:: INPUT MATERIAL ::

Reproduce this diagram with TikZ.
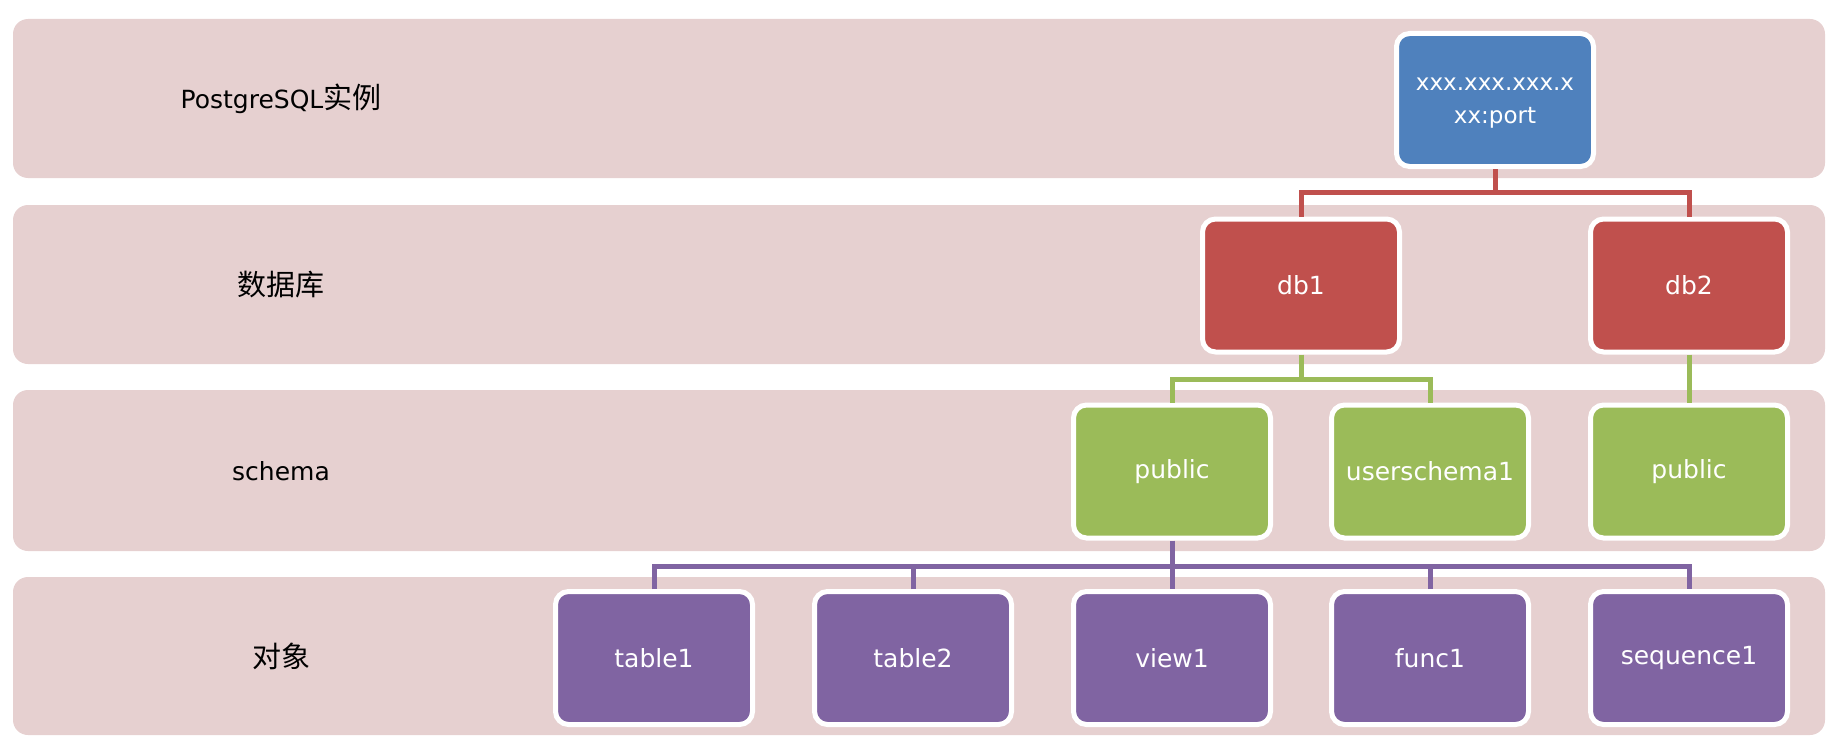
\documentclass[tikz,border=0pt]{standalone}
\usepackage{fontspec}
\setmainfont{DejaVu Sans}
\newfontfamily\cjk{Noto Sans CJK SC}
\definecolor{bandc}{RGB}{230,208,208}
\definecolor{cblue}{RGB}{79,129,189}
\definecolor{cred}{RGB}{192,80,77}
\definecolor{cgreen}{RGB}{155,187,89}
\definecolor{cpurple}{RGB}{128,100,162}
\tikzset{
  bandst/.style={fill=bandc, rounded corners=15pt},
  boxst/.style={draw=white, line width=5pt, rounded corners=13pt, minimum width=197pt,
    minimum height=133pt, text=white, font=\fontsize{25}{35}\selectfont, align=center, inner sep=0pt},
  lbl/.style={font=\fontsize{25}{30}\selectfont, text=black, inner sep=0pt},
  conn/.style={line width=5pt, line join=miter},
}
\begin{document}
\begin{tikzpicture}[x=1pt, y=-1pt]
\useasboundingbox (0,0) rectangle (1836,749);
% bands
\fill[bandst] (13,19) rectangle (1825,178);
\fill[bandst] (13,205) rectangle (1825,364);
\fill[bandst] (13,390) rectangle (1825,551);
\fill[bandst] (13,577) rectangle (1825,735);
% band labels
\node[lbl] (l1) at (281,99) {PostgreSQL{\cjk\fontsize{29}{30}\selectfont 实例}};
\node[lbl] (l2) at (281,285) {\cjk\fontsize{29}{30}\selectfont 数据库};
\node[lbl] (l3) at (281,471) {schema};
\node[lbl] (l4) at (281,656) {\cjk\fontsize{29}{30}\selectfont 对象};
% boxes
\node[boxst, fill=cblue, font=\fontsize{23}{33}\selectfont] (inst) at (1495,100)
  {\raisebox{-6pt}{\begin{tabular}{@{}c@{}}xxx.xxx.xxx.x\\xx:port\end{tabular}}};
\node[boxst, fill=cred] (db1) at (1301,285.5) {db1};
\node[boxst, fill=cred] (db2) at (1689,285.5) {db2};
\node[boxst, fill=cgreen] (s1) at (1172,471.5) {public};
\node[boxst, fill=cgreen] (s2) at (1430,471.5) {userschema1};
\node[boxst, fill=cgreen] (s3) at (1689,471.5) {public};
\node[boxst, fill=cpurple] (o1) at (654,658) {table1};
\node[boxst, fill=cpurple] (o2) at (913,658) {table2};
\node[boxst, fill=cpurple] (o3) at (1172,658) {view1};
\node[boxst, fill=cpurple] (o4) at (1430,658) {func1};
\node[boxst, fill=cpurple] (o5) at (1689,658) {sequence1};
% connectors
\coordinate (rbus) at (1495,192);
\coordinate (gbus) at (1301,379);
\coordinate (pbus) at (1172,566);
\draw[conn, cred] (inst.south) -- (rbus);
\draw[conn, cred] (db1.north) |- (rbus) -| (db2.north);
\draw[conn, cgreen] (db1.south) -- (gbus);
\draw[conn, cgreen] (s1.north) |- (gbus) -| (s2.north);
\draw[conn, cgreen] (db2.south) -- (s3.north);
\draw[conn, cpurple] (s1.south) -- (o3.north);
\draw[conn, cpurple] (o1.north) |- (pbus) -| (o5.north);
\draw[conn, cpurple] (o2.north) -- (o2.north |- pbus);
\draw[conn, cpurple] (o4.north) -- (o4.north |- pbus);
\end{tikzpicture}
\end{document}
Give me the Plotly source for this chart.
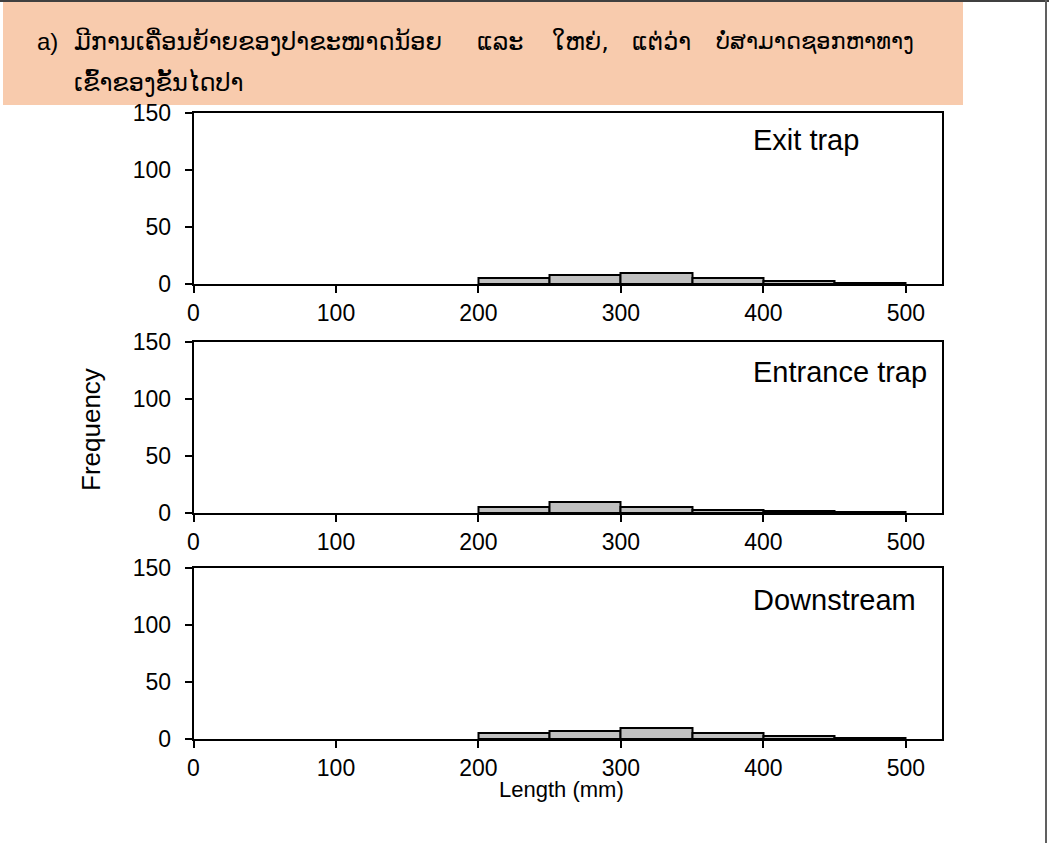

:::

From the data above, show each line that contains "this".

Reproduce this diagram with TikZ.
Give me the Plotly source for this chart.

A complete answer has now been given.